Georgia: Voters must know the financial sources the media outlets work from
Zurab Khrikadze, the member of Central Electoral Commission from Georgia, said that in his country most TV channels belong to political powers and a solution would be the transparent financing of media outlets – citizens will know the financial sources the media outlets exist from and, respectively, will be able to draw conclusions about their credibility. ‘I'm not for restricting financial flows, because the more you restrict them, the more dirty money you have. I think we need to have more electoral education and more laws on financial transparency. At least, during the electoral year or three, four, five months before the start of the election campaign, all media outlets, especially those having the fame of ‘troll factories’, must be obliged to make their sources of income and financing public. After that it will be up to me as a citizen to trust a TV or radio channel funded by the Soros Foundation or by the Russkii Mir Foundation, or not’, Zurab Khrikadze highlighted.
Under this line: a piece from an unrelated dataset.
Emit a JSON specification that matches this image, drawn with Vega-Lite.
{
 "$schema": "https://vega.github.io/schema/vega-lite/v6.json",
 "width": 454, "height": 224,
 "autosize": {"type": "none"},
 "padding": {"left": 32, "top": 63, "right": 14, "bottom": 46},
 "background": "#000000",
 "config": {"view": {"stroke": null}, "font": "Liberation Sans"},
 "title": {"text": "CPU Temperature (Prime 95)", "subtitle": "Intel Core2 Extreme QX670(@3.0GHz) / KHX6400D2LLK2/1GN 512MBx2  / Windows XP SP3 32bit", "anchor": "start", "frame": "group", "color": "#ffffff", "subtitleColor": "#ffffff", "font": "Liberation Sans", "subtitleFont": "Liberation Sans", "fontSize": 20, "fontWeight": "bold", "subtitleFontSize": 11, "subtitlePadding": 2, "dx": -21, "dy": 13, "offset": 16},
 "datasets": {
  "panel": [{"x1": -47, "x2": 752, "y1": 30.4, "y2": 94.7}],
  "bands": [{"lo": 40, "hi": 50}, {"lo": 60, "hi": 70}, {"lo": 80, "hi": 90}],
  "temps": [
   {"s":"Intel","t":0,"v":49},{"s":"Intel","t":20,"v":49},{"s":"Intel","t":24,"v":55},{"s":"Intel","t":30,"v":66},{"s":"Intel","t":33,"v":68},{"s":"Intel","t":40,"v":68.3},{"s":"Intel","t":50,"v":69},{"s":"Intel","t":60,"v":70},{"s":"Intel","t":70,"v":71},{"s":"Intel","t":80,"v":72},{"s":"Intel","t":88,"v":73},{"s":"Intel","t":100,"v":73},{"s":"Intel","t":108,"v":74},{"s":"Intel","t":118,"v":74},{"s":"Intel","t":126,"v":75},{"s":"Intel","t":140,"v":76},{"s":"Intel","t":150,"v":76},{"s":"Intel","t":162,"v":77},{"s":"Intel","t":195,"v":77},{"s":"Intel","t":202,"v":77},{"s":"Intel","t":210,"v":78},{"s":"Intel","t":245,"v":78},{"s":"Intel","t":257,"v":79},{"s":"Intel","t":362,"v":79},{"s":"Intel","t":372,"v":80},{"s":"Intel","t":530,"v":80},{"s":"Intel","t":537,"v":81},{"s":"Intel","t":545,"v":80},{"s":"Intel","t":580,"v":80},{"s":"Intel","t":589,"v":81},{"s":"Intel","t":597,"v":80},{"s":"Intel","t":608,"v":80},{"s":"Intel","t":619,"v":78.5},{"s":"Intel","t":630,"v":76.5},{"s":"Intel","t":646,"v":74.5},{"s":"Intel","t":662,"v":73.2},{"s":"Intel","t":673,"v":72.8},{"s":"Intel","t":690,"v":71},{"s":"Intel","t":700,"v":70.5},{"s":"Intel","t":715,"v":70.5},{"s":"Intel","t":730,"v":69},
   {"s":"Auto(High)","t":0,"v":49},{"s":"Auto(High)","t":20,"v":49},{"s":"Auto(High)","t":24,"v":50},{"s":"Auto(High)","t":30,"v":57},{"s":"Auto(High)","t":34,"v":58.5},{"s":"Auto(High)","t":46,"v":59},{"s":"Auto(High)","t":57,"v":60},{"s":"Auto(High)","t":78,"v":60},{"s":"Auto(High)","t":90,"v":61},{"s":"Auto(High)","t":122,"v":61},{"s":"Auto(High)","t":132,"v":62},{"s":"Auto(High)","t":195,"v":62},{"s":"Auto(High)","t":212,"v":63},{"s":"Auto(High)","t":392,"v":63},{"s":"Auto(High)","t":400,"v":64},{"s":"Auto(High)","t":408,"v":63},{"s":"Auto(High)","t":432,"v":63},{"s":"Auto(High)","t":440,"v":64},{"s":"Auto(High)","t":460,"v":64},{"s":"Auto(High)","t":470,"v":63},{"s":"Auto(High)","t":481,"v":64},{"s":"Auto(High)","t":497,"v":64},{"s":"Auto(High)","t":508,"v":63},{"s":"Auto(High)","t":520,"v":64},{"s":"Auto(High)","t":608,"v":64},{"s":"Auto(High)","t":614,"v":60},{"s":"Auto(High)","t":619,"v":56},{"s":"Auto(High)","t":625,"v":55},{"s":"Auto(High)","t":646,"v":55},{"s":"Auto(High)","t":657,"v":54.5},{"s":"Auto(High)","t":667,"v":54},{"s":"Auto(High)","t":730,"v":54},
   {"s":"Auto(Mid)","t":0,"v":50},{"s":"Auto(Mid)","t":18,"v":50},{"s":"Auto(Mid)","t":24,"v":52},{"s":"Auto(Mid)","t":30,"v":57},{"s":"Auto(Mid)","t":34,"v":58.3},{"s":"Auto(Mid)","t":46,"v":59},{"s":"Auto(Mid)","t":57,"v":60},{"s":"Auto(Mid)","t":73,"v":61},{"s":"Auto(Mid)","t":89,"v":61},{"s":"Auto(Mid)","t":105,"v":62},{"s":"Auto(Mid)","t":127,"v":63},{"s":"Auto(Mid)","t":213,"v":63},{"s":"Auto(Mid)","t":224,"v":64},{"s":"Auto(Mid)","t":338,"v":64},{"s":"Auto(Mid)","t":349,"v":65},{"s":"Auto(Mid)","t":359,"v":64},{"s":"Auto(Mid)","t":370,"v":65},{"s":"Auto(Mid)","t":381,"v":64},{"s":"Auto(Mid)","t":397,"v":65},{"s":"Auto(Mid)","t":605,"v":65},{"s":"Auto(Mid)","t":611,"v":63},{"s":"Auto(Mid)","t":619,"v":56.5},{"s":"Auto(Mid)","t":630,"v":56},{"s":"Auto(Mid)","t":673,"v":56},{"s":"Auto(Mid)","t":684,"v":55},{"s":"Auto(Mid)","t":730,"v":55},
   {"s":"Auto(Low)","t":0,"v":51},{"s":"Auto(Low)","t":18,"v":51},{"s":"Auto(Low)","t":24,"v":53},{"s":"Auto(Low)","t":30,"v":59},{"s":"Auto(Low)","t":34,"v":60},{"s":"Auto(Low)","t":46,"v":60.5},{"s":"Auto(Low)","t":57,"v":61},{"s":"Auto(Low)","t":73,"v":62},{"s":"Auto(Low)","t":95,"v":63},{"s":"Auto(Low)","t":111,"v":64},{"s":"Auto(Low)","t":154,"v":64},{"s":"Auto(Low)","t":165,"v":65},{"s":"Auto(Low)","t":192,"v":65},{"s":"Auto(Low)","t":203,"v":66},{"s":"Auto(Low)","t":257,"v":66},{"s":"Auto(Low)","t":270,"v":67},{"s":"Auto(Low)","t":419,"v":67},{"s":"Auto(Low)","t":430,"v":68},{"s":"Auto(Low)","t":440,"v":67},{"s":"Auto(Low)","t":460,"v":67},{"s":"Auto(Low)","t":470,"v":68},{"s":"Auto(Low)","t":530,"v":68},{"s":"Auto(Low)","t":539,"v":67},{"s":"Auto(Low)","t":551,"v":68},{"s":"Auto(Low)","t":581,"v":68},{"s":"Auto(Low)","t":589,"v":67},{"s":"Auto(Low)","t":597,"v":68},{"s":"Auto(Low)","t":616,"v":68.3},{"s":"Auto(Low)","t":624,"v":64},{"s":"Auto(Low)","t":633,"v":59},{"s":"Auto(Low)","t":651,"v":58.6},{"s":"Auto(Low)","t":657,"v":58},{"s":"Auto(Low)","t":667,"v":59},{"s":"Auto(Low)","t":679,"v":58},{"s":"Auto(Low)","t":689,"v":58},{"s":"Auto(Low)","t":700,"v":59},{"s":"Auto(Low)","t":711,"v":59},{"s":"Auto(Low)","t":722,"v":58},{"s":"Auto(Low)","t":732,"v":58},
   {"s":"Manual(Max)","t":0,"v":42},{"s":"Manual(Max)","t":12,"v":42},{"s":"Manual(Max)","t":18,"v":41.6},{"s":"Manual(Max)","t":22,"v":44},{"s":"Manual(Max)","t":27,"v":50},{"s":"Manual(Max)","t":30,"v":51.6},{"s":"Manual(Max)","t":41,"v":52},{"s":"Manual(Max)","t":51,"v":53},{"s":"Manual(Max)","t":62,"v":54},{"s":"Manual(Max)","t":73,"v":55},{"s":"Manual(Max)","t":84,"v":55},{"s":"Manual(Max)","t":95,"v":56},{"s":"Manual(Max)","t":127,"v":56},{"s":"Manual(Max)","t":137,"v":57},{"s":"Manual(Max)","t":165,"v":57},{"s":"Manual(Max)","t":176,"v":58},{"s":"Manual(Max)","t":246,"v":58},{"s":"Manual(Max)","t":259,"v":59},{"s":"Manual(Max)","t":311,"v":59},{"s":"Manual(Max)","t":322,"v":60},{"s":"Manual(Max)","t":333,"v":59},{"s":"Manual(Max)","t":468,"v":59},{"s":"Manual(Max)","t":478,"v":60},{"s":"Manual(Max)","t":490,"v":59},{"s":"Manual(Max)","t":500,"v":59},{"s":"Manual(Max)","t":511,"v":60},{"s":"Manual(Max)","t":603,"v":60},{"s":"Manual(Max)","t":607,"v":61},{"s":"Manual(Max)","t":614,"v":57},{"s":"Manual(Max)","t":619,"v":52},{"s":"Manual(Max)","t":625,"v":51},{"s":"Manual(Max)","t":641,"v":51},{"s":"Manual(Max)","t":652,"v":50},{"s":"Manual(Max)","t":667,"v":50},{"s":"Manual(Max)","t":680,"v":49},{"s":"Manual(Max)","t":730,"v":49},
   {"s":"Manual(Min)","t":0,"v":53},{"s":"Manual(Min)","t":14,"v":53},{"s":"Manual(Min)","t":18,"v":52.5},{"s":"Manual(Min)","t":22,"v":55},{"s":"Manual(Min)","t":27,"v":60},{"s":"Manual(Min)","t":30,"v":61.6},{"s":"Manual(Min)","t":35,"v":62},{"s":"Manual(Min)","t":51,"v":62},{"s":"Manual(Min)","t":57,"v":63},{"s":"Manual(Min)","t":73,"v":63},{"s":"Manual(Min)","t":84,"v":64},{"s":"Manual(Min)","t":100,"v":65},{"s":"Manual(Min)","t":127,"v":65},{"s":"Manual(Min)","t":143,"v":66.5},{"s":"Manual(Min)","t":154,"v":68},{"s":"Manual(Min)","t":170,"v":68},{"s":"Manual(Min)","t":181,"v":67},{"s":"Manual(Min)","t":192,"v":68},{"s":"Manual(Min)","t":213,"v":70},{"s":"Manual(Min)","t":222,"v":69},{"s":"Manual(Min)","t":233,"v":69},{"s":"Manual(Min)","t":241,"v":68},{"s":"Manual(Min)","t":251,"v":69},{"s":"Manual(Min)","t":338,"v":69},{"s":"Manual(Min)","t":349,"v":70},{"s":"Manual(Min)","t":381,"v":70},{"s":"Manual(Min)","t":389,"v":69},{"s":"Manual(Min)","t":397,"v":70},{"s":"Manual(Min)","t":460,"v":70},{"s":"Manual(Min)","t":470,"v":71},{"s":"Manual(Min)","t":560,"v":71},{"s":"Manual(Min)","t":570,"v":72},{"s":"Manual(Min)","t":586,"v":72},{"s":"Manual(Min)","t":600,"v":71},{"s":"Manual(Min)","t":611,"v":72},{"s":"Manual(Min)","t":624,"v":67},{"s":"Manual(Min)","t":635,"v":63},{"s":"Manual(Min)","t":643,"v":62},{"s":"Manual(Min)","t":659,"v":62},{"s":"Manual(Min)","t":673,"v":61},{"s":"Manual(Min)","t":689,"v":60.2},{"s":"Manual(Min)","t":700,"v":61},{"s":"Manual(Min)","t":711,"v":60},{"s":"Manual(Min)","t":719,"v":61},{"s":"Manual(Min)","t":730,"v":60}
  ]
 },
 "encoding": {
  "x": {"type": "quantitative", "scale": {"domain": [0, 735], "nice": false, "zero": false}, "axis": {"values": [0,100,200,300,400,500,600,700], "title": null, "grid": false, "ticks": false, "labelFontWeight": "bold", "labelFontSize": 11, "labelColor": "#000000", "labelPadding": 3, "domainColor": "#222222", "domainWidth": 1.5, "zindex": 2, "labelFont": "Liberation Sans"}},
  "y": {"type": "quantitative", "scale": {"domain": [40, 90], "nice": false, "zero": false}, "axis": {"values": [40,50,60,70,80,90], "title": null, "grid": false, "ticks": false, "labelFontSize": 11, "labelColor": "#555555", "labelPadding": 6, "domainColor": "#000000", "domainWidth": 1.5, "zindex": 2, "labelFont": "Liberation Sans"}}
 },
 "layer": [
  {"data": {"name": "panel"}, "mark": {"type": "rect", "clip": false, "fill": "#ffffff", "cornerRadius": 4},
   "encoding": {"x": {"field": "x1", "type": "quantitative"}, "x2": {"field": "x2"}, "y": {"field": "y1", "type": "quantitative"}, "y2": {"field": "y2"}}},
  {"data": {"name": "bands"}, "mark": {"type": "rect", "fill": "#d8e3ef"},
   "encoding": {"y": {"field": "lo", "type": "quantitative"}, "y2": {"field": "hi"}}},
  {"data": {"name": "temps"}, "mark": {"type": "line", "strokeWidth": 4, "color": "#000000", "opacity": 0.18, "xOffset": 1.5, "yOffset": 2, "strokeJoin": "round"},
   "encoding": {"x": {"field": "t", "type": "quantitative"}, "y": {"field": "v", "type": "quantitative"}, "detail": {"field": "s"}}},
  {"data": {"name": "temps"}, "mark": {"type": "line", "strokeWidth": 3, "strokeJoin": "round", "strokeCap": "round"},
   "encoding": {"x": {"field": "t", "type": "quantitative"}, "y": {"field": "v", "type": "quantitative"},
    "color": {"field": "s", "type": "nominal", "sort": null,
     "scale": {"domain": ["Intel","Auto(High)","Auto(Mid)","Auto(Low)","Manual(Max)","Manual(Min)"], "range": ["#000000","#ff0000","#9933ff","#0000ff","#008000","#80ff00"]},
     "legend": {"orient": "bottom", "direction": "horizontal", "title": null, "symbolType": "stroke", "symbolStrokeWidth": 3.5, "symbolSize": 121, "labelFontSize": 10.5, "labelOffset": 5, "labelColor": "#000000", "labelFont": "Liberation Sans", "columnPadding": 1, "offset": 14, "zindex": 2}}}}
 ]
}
Armenia: We fight against misinformation of the former governors
According to the member of the Armenian Parliament Aruseak Julhakyan, new people of democratic orientation came to the power in Armenia after the parliamentary elections of December 2018. However, the new power faced a huge wave of media disinformation by the former governing regime, which currently holds the majority of the influential media and wants to return to power through media, Aruseak Julhakyan said. ‘That is why we are facing a lot of disinformation, fake news, and have a hard time solving these problems. Since our government is massively represented by civil society and the journalistic environment, and our Prime Minister is a former journalist, we have constantly fought for freedom of expression. It is important for us to keep these democratic values further. We have fought for them. At the same time, the enormous amount of hate speech that appears in the Armenian media seems to be in need of regulation. We are in a dilemma, because the line between the regulation of the media, the regulation of the hate speech and the freedom of expression is very thin. We have to find a balance between fighting against disinformation and protecting the freedom of speech’, Aruseak Julhakyan said. Armenian MP has expressed the hope that the Government, the Parliament, civil society and the media will contribute to solving this problem, because ‘democracy must be participatory (...) and everyone should play his or her own role in this process’, Aruseak Julhakyan mentioned.
‘Media Policy Forum 2019’ is in its second edition. This year the forum was entitled: ‘Media, Elections and Participatory Democracy: How Free?’ Civil society and media representatives from several countries came together in Chisinau to discuss media trends in the region during the election period, as well as to identify certain solutions in this respect.